TASK GOAL: Find out how many lines of the material contain the string "matplotlib" and give only that figure.
● ● ● ●
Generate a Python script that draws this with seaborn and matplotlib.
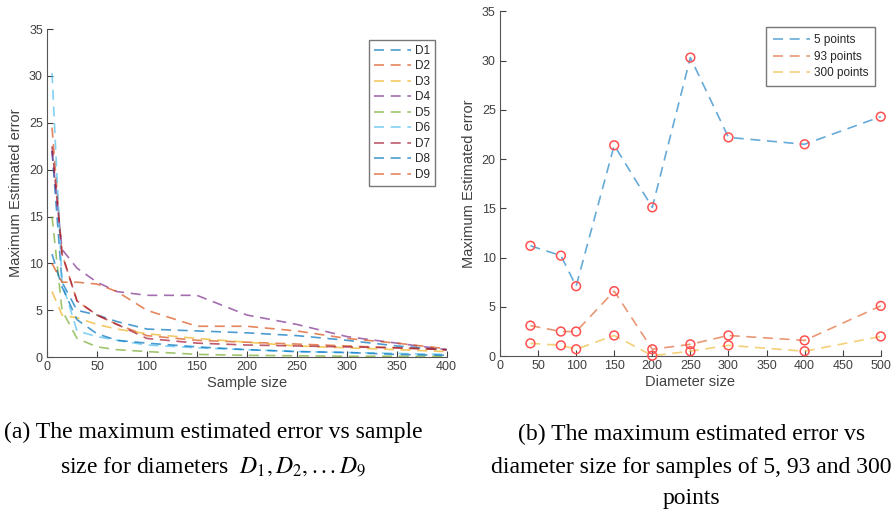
"""
Maximum estimated error vs sample size and vs diameter size.
"""

import numpy as np
import pandas as pd
import matplotlib
matplotlib.use("Agg")
import matplotlib.pyplot as plt
import seaborn as sns

# ---- data: panel (a) ----
sample_sizes = [5, 15, 30, 50, 70, 100, 150, 200, 250, 300, 350, 400]
d1 = [22.0, 8.0, 5.0, 4.5, 3.8, 3.0, 2.8, 2.6, 2.3, 1.8, 1.2, 0.8]
d2 = [24.5, 11.0, 6.0, 4.5, 3.5, 2.3, 1.8, 1.6, 1.4, 1.2, 1.0, 0.8]
d3 = [7.0, 4.5, 4.2, 3.5, 3.0, 2.5, 2.0, 1.6, 1.2, 1.0, 0.8, 0.6]
d4 = [22.0, 11.5, 9.5, 8.0, 7.0, 6.6, 6.6, 4.5, 3.5, 2.2, 1.5, 0.8]
d5 = [15.0, 5.0, 2.0, 1.1, 0.8, 0.6, 0.3, 0.2, 0.15, 0.1, 0.1, 0.1]
d6 = [30.3, 8.0, 2.8, 2.2, 1.8, 1.3, 1.0, 0.8, 0.6, 0.5, 0.4, 0.3]
d7 = [22.5, 11.0, 6.0, 4.5, 3.5, 2.0, 1.5, 1.3, 1.2, 1.1, 1.0, 0.8]
d8 = [11.0, 7.5, 4.0, 2.5, 1.8, 1.5, 1.1, 0.8, 0.6, 0.5, 0.3, 0.2]
d9 = [10.0, 8.0, 8.0, 7.8, 7.0, 5.0, 3.3, 3.3, 2.8, 2.0, 1.5, 0.9]
diam_names = ["D1", "D2", "D3", "D4", "D5", "D6", "D7", "D8", "D9"]
diam_series = [d1, d2, d3, d4, d5, d6, d7, d8, d9]

# ---- data: panel (b) ----
diameters = [40, 80, 100, 150, 200, 250, 300, 400, 500]
pts_5 = [11.2, 10.2, 7.1, 21.4, 15.1, 30.3, 22.2, 21.5, 24.3]
pts_93 = [3.1, 2.5, 2.5, 6.6, 0.7, 1.2, 2.1, 1.6, 5.1]
pts_300 = [1.3, 1.1, 0.7, 2.1, 0.05, 0.5, 1.1, 0.5, 2.0]
point_names = ["5 points", "93 points", "300 points"]

matlab = ["#0072BD", "#D95319", "#EDB120", "#7E2F8E", "#77AC30",
          "#4DBEEE", "#A2142F", "#0072BD", "#D95319"]

sns.set_style("white")
plt.rcParams["font.family"] = ["Liberation Sans", "DejaVu Sans"]
plt.rcParams["mathtext.fontset"] = "stix"

fig = plt.figure(figsize=(8.96, 5.11), dpi=100)
ax1 = fig.add_axes([0.0525, 0.301, 0.446, 0.642])
ax2 = fig.add_axes([0.558, 0.303, 0.425, 0.675])

text_col = "#404040"
dash = (6, 4)

# panel (a)
for name, vals, col in zip(diam_names, diam_series, matlab):
    df = pd.DataFrame({"n": sample_sizes, "err": vals})
    sns.lineplot(data=df, x="n", y="err", ax=ax1, color=col,
                 lw=1.2, alpha=0.7, label=name)
    ax1.lines[-1].set_dashes(dash)
ax1.set_xlim(0, 400)
ax1.set_ylim(0, 35)
ax1.set_xticks(np.arange(0, 401, 50))
ax1.set_yticks(np.arange(0, 36, 5))
ax1.set_xlabel("Sample size", fontsize=10.5, color=text_col, labelpad=2)
ax1.set_ylabel("Maximum Estimated error", fontsize=10.5, color=text_col, labelpad=4)
leg1 = ax1.legend(loc="upper right", bbox_to_anchor=(0.985, 0.985), fontsize=8.5,
                  handlelength=3.2, frameon=True, fancybox=False, borderpad=0.4,
                  labelspacing=0.3, handletextpad=0.3)
leg1.get_frame().set_edgecolor("#555555")
leg1.get_frame().set_linewidth(1.0)

# panel (b)
b_cols = ["#0072BD", "#D95319", "#EDB120"]
for name, vals, col in zip(point_names, [pts_5, pts_93, pts_300], b_cols):
    df = pd.DataFrame({"d": diameters, "err": vals})
    sns.lineplot(data=df, x="d", y="err", ax=ax2, color=col,
                 lw=1.2, alpha=0.6, label=name)
    ax2.lines[-1].set_dashes(dash)
    ax2.scatter(diameters, vals, s=40, facecolors="none", edgecolors="#FF5050",
                linewidths=1.1, zorder=3, clip_on=False)
ax2.set_xlim(0, 500)
ax2.set_ylim(0, 35)
ax2.set_xticks(np.arange(0, 501, 50))
ax2.set_yticks(np.arange(0, 36, 5))
ax2.set_xlabel("Diameter size", fontsize=10.5, color=text_col, labelpad=2)
ax2.set_ylabel("Maximum Estimated error", fontsize=10.5, color=text_col, labelpad=4)
leg2 = ax2.legend(loc="upper right", bbox_to_anchor=(1.0, 0.97), fontsize=8.5,
                  handlelength=3.2, frameon=True, fancybox=False, borderpad=0.55,
                  labelspacing=0.4, handletextpad=0.3)
leg2.get_frame().set_edgecolor("#555555")
leg2.get_frame().set_linewidth(1.0)

for ax in (ax1, ax2):
    sns.despine(ax=ax)
    ax.spines["left"].set_color("#555555")
    ax.spines["bottom"].set_color("#555555")
    ax.tick_params(direction="in", length=4, labelsize=9, colors=text_col,
                   left=True, bottom=True, pad=3)
    for t in ax.get_xticklabels() + ax.get_yticklabels():
        t.set_color(text_col)

# captions
cap = dict(fontsize=17, family=["Liberation Serif", "DejaVu Serif"],
           color="black", ha="center", va="center")
fig.text(0.238, 0.153, "(a) The maximum estimated error vs sample", **cap)
fig.text(0.238, 0.086, r"size for diameters  $D_1, D_2, ...D_9$", **cap)
fig.text(0.772, 0.149, "(b) The maximum estimated error vs", **cap)
fig.text(0.772, 0.086, "diameter size for samples of 5, 93 and 300", **cap)
fig.text(0.772, 0.025, "points", **cap)

fig.savefig("out.png", dpi=100)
● ● ● ●
COMPLETE ANSWER: 4